More than once, people who are now my closest friends have admitted to me that when we first met they were slightly terrified of talking to me, for fear of saying the wrong thing. It takes several weeks for that fear to subside. I instantly want to hug them and ask them why in the world they would ever feel that way. I am someone who is pretty much an open book from the get go. Most times I laugh at the absurd situations my disability instigates before anyone else will. I'm notoriously hard to offend; if I am offended, I have no issue with saying so.
I may be disabled and as a wheelchair user I may need help with odd things that everyone else can do without thinking twice, but I’m a person just like everyone else. I'm outgoing and talkative. I am in no way anti-social, so the idea that anyone – let alone some of my closest friends – were afraid to talk to me when we first met is as perplexing as it is sad.
A few weeks ago, mindlessly scrolling through my Facebook feed, I saw an angry post from one of my oldest friends, who also has cerebral palsy. She was railing against a blog about changing attitudes towards disability, which included a tip sheet of acceptable behaviours.
The first thing on the list was to use "people first" language; that is to say, "Layla is a person with a disability,"; rather than "Layla is disabled." Okay, yes, it is important to be aware of the difference between those two turns of phrase. But it is not so important that you must avoid the term "disabled person" for fear of being excommunicated. I use both of those terms interchangeably and do not find one less acceptable than the other. In fact if I use the term ‘disabled person’ and a non-disabled person tries to correct me, I find it infuriating. I understand the difference. The only time I will accept correction is from another disabled individual, if they happen to have a preference regarding how they are addressed.
The other one that made me want to scream was, “Feel free to use common phrases such as ‘see you later’, ‘great to hear from you’, or ‘walk with me’ with people with disabilities.” Oh. My. God. Thank you so much for telling me! I’ve been fighting the urge to scream at my friends every time we’re going somewhere local and they suggest we walk. It’s so good to know this is allowed!
Give me a break. Please. Sanctifying the use of the most basic colloquialisms in such a way sends a message that the use of such common phrases is not okay, unless given express permission by a member of the minority it may affect. This is so counterintuitive it makes me want to cry. “In case you didn't know, we're disabled; we give you permission to use the most widely accepted colloquialisms known to man, but only if you promise never to forget that we could be offended!”

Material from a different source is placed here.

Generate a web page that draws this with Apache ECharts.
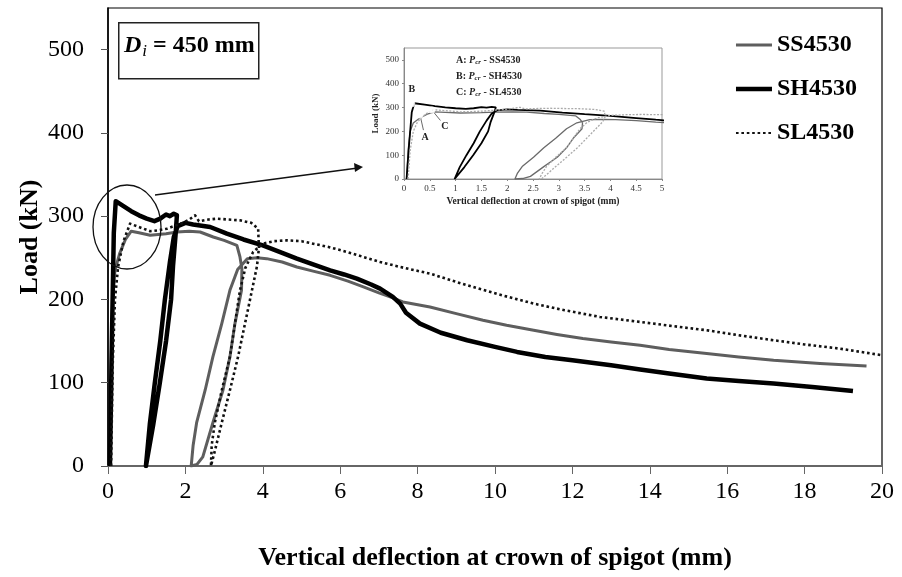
<!DOCTYPE html>
<html>
<head>
<meta charset="utf-8">
<script src="https://cdn.jsdelivr.net/npm/echarts@6/dist/echarts.min.js"></script>
<style>
  html, body { margin: 0; padding: 0; background: #fff; }
  #chart { width: 902px; height: 577px; }
</style>
</head>
<body>
<div id="chart"></div>
<script>
// deflection (mm), load (kN)
var ss4530 = [
  [0.05, 0], [0.08, 120], [0.12, 200], [0.18, 235], [0.3, 255], [0.45, 272], [0.6, 282], [0.8, 280],
  [1.09, 277], [1.5, 279], [1.78, 281], [2.1, 282], [2.38, 281], [2.72, 275], [3.0, 271], [3.33, 265],
  [3.41, 251], [3.46, 237], [3.45, 211], [3.28, 171], [3.15, 131], [2.97, 91], [2.71, 52], [2.45, 11],
  [2.3, 2], [2.15, 0], [2.12, 0], [2.2, 25], [2.29, 52], [2.51, 91], [2.71, 131], [2.94, 171],
  [3.15, 211], [3.35, 236], [3.6, 249], [3.85, 250], [4.1, 249], [4.5, 245], [4.88, 239], [5.3, 234],
  [5.74, 229], [6.2, 222], [6.6, 215], [7.0, 208], [7.29, 203], [7.62, 197], [8.32, 191], [9.0, 183],
  [9.69, 175], [10.3, 169], [11.0, 163], [11.6, 158], [12.27, 153], [13.0, 149], [13.75, 145], [14.5, 140],
  [15.47, 135], [16.3, 131], [17.2, 127], [18.4, 123], [19.6, 120]
];
var sh4530 = [
  [0.05, 0], [0.1, 150], [0.15, 280], [0.2, 318], [0.4, 312], [0.6, 306], [0.8, 301], [1.0, 297],
  [1.2, 294], [1.35, 297], [1.5, 302], [1.6, 300], [1.7, 303], [1.78, 301], [1.75, 280], [1.68, 240],
  [1.63, 200], [1.5, 150], [1.34, 100], [1.17, 50], [0.98, 0], [0.95, 0], [1.08, 50], [1.21, 100],
  [1.35, 150], [1.47, 200], [1.6, 245], [1.7, 275], [1.8, 288], [2.0, 292], [2.2, 290], [2.64, 287],
  [3.07, 279], [3.5, 272], [4.0, 265], [4.5, 256], [4.88, 249], [5.3, 242], [5.74, 235], [6.1, 230],
  [6.43, 225], [6.8, 218], [7.03, 213], [7.36, 203], [7.55, 195], [7.7, 184], [8.06, 171], [8.6, 160],
  [9.28, 151], [10.0, 143], [10.57, 137], [11.3, 131], [12.0, 127], [13.0, 121], [13.75, 116], [14.5, 111],
  [15.47, 105], [16.3, 102], [17.2, 99], [18.2, 95], [19.25, 90]
];
var sl4530 = [
  [0.08, 0], [0.12, 120], [0.18, 200], [0.26, 239], [0.4, 270], [0.57, 291], [0.8, 287], [1.09, 282],
  [1.3, 283], [1.52, 285], [1.94, 292], [2.1, 296], [2.25, 301], [2.35, 294], [2.6, 296], [2.82, 297],
  [3.1, 296], [3.41, 295], [3.7, 292], [3.88, 285], [3.9, 262], [3.85, 240], [3.72, 211], [3.54, 171],
  [3.36, 131], [3.15, 91], [2.94, 52], [2.76, 18], [2.66, 0], [2.62, 0], [2.68, 25], [2.76, 52],
  [2.94, 91], [3.15, 131], [3.28, 171], [3.41, 211], [3.55, 238], [3.75, 257], [4.0, 267], [4.3, 270],
  [4.62, 271], [5.0, 270], [5.3, 267], [5.7, 263], [6.18, 257], [6.6, 251], [7.03, 245], [7.55, 239],
  [8.32, 231], [8.8, 224], [9.28, 217], [10.1, 206], [11.0, 195], [11.8, 187], [12.71, 179], [13.75, 173],
  [14.6, 168], [15.47, 163], [16.3, 157], [17.2, 151], [18.0, 146], [18.9, 141], [20.0, 133]
];
// cracking loads marked in the inset
var crackNames = ['A', 'B', 'C'];
var crackPts = [[0.31, 269], [0.15, 316], [0.54, 290]];
var yTicks = [0, 100, 200, 300, 400, 500];

var serif = '"Liberation Serif", "DejaVu Serif", serif';
var chart = echarts.init(document.getElementById('chart'));

function mainLine(name, data, color, width, type) {
  return {
    name: name, type: 'line', data: data, showSymbol: false, symbol: 'none',
    xAxisIndex: 0, yAxisIndex: 0, z: 3,
    lineStyle: { color: color, width: width, type: type, join: 'round' },
    itemStyle: { color: color }
  };
}
function insetLine(name, data, color, width, type) {
  return {
    name: name, type: 'line', data: data, showSymbol: false, symbol: 'none',
    xAxisIndex: 1, yAxisIndex: 1, z: 6, clip: true,
    lineStyle: { color: color, width: width, type: type },
    itemStyle: { color: color }
  };
}

var option = {
  animation: false,
  backgroundColor: '#fff',
  textStyle: { fontFamily: serif },
  legend: {
    data: [
      { name: 'SS4530', lineStyle: { width: 3 } },
      { name: 'SH4530', lineStyle: { width: 4.5 } },
      { name: 'SL4530', lineStyle: { width: 2 } }
    ],
    orient: 'vertical', right: 40, top: 28,
    itemWidth: 36, itemHeight: 24, itemGap: 20,
    itemStyle: { opacity: 0 },
    textStyle: { fontFamily: serif, fontSize: 24, fontWeight: 'bold', color: '#000' }
  },
  grid: [
    { left: 108, right: 20, top: 8, bottom: 111, show: true, borderColor: '#000', borderWidth: 1.2 },
    { left: 404, top: 48, width: 258, height: 131, show: true, borderColor: '#999', borderWidth: 1, backgroundColor: '#fff', z: 5 }
  ],
  xAxis: [
    {
      gridIndex: 0, type: 'value', min: 0, max: 20, interval: 2,
      name: 'Vertical deflection at crown of spigot (mm)', nameLocation: 'middle', nameGap: 79,
      nameTextStyle: { fontFamily: serif, fontSize: 26, fontWeight: 'bold', color: '#000' },
      axisLine: { lineStyle: { color: '#666', width: 2 } },
      axisTick: { inside: false, length: 8, lineStyle: { color: '#666', width: 1 } },
      axisLabel: { fontFamily: serif, fontSize: 24, color: '#000', margin: 14 },
      splitLine: { show: false }
    },
    {
      gridIndex: 1, type: 'value', min: 0, max: 5, interval: 0.5,
      name: 'Vertical deflection at crown of spigot (mm)', nameLocation: 'middle', nameGap: 18,
      nameTextStyle: { fontFamily: serif, fontSize: 9.5, fontWeight: 'bold', color: '#222' },
      axisLine: { lineStyle: { color: '#888', width: 1 } },
      axisTick: { length: 2, lineStyle: { color: '#888' } },
      axisLabel: { fontFamily: serif, fontSize: 9, color: '#333', margin: 5 },
      splitLine: { show: false }, z: 6
    }
  ],
  yAxis: [
    {
      gridIndex: 0, type: 'value', min: 0, max: 550, interval: 100,
      name: 'Load (kN)', nameLocation: 'middle', nameGap: 65, nameMoveOverlap: false,
      nameTextStyle: { fontFamily: serif, fontSize: 26, fontWeight: 'bold', color: '#000' },
      axisLine: { show: true, lineStyle: { color: '#000', width: 1.5 } },
      axisTick: { show: true, length: 7, customValues: yTicks, lineStyle: { color: '#555' } },
      axisLabel: { fontFamily: serif, fontSize: 24, color: '#000', margin: 24, customValues: yTicks },
      splitLine: { show: false }
    },
    {
      gridIndex: 1, type: 'value', min: 0, max: 550, interval: 100,
      name: 'Load (kN)', nameLocation: 'middle', nameGap: 24,
      nameTextStyle: { fontFamily: serif, fontSize: 9, fontWeight: 'bold', color: '#222' },
      axisLine: { show: true, lineStyle: { color: '#888', width: 1 } },
      axisTick: { show: true, length: 2, customValues: yTicks, lineStyle: { color: '#888' } },
      axisLabel: { fontFamily: serif, fontSize: 9, color: '#333', margin: 5, customValues: yTicks },
      splitLine: { show: false }, z: 6
    }
  ],
  series: [
    mainLine('SS4530', ss4530, '#5e5e5e', 3, 'solid'),
    mainLine('SH4530', sh4530, '#000', 4.5, 'solid'),
    mainLine('SL4530', sl4530, '#111', 2.6, [2.6, 2.8]),
    insetLine('SS4530 inset', ss4530, '#6a6a6a', 1.3, 'solid'),
    insetLine('SH4530 inset', sh4530, '#000', 1.8, 'solid'),
    insetLine('SL4530 inset', sl4530, '#aaa', 1.3, [2, 1.5]),
    {
      name: 'Pcr', type: 'scatter', xAxisIndex: 1, yAxisIndex: 1, z: 7,
      data: crackPts, symbol: 'emptyCircle', symbolSize: 5,
      itemStyle: { color: '#fff', borderColor: '#444', borderWidth: 1 }
    }
  ]
};
chart.setOption(option);

// annotations: Di box, circled region, arrow to inset, A/B/C callouts
var g = [];
g.push({
  type: 'rect', left: 118, top: 22, z: 10,
  shape: { width: 140, height: 56 },
  style: { fill: '#fff', stroke: '#222', lineWidth: 1.5 }
});
g.push({
  type: 'text', left: 124, top: 34, z: 11,
  style: {
    text: '{d|D}{s|i}{t| = 450 mm}',
    rich: {
      d: { fontFamily: serif, fontSize: 24, fontWeight: 'bold', fontStyle: 'italic', fill: '#000' },
      s: { fontFamily: serif, fontSize: 17, fontStyle: 'italic', fill: '#000', padding: [12, 0, 0, 1] },
      t: { fontFamily: serif, fontSize: 24, fontWeight: 'bold', fill: '#000' }
    }
  }
});
g.push({
  type: 'ellipse', z: 8,
  shape: { cx: 127, cy: 227, rx: 34, ry: 42 },
  style: { fill: 'none', stroke: '#111', lineWidth: 1.3 }
});
g.push({
  type: 'line', z: 8,
  shape: { x1: 155, y1: 195, x2: 358, y2: 168 },
  style: { stroke: '#111', lineWidth: 1.3 }
});
g.push({
  type: 'polygon', z: 8,
  shape: { points: [[363, 167], [354, 163], [355, 172]] },
  style: { fill: '#111' }
});

var legendLines = [
  ['A: ', 'SS4530'],
  ['B: ', 'SH4530'],
  ['C: ', 'SL4530']
];
legendLines.forEach(function (l, i) {
  g.push({
    type: 'text', left: 456, top: 55 + i * 16, z: 12,
    style: {
      text: '{b|' + l[0] + '}{p|P}{c|cr}{b| - ' + l[1] + '}',
      rich: {
        b: { fontFamily: serif, fontSize: 10, fontWeight: 'bold', fill: '#222' },
        p: { fontFamily: serif, fontSize: 10, fontWeight: 'bold', fontStyle: 'italic', fill: '#222' },
        c: { fontFamily: serif, fontSize: 7, fontWeight: 'bold', fontStyle: 'italic', fill: '#222', padding: [5, 0, 0, 0] }
      }
    }
  });
});

// callout label offsets (px) for A, B, C
var labelOff = [[5, 22], [0, -14], [13, 16]];
crackPts.forEach(function (p, i) {
  var px = chart.convertToPixel({ gridIndex: 1 }, p);
  var lx = px[0] + labelOff[i][0], ly = px[1] + labelOff[i][1];
  g.push({
    type: 'text', x: lx, y: ly, z: 12,
    style: { text: crackNames[i], fontFamily: serif, fontSize: 10, fontWeight: 'bold', fill: '#222', align: 'center', verticalAlign: 'middle' }
  });
  if (i !== 1) {
    var dx = px[0] - lx, dy = px[1] - ly, len = Math.sqrt(dx * dx + dy * dy);
    var sx = lx + dx / len * 7, sy = ly + dy / len * 7;
    var ex = px[0] - dx / len * 4, ey = px[1] - dy / len * 4;
    g.push({
      type: 'line', z: 12,
      shape: { x1: sx, y1: sy, x2: ex, y2: ey },
      style: { stroke: '#444', lineWidth: 0.8 }
    });
  }
});

chart.setOption({ graphic: g });
</script>
</body>
</html>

What happened to trusting common sense? Yes, you will encounter individuals who are insensitive and say things they shouldn't. Humans are fallible creatures. It does no good to create a box of political correctness so small that people are afraid to say anything at all. These types of finite linguistic confines are in fact very segregating and stand to undo all of the inclusivity they were imposed to create.
Here's a radical idea: If you don’t know how to speak to a person with a disability, ASK THEM! Odds are, they or someone with them will tell you how they prefer to be addressed, or terminology that should be avoided.
I’ll give you a few things to keep in mind from where I sit. Avoid terms like “cripple” and “lame”. Even if you hear people in wheelchairs using such terms amongst themselves, there is a world of difference between a wheelchair user choosing to use such words in ways that they control and take ownership of, and having those terms hurled at them by someone else, often with negative and derogatory connotations.
If you’re unsure of anything, for God’s sake, ask. Never assume and don’t stand there awkwardly, afraid to open your mouth. If you’re engaging in conversation with a person with a disability, they are able to answer your questions. It’s always better to ask than to not.
I was at a surprise party a few years ago, and when we were in the crouch-in-the-dark phase of hiding a straggler came in. After a few minutes, he groaned loudly and slowly straightened his knees a little. “Oh my God!” he exclaimed, “I can’t crouch anymore; I have to stand up! My legs!”
He was right next to me and I couldn’t resist. “I’m so sorry,” I cooed in the dark. “By all means, use your working legs. Stand right up!” Slowly, through the dark, he registered that I was sitting in a wheelchair. “Oh crap! I’m so sorry,” was all he kept yelling. Everyone started laughing hysterically and I was getting high fives all night. He just kept apologizing. Eventually I had to say to him, “It’s really okay. I was only joking. And I made the joke. You’re allowed to laugh.”
There is such a thing as “politically correct” overkill and it is fast creating a culture of linguistic fear mongering. It isn’t necessary to overthink absolutely everything. Basic common sense will get people a lot farther than they’re sometimes led to believe.
It’s okay to ask questions. It's okay to laugh.